Most experienced programmers know that you shouldn’t compare floating point numbers with ==. If you want to check floating point equality, you usually decide on a precision, and check either the absolute error, or the relative error. Hence, floating point == isn’t used, maybe except for rare circumstances. I would even venture to say that when possible, static checkers should emit warnings on floating point ==.
On the other hand there are the beginner programmers. Those usually use == by mistake, and will be surprised by the strange results they sometimes get back.
My suggestion is to do either of the following:
1. Change floating point == to behave like a valid floating point comparison. That means using precision and some error measure.
2. Change floating point == to raise an exception, with an error string suggesting using precision comparison, or the decimal module.
Since this change is not backwards compatible, I suggest it be added only to Python 3.
Personally, I prefer no. 2. It is clearer, and less confusing.

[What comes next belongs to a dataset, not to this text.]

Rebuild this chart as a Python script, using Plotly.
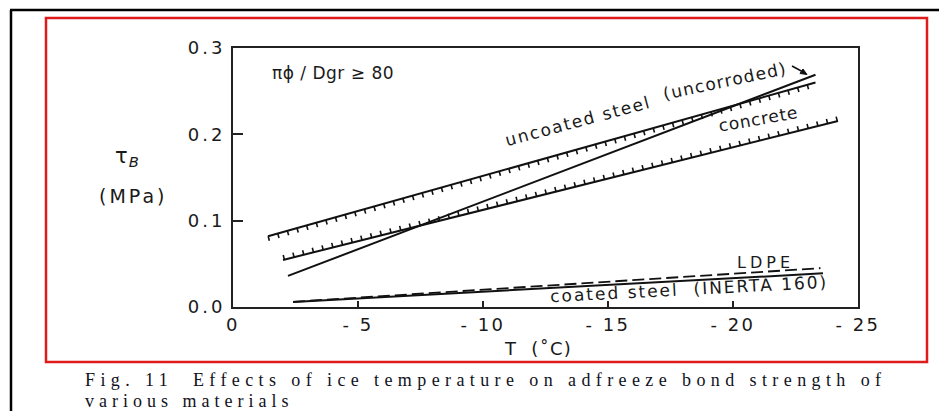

Arguments against this suggestion are:
1. This change breaks existing programs:
I believe it most likely triggers hidden bugs. Since the suggestion is to change it only in Python 3, Those programs will most likely be broken by other changes as well, and will need to be changed anyway.
2. This change breaks compatibility with C-like languages:
I agree. However, the already agreed on change of the / operator is even a stronger break. Most arguments for changing the / operator apply here as well.
3. Programmers will still need the regular ==:
Maybe, and even then, only for very rare cases. For these, a special function\method might be used, which could be named floating_exact_eq.
What are your thoughts on the subject?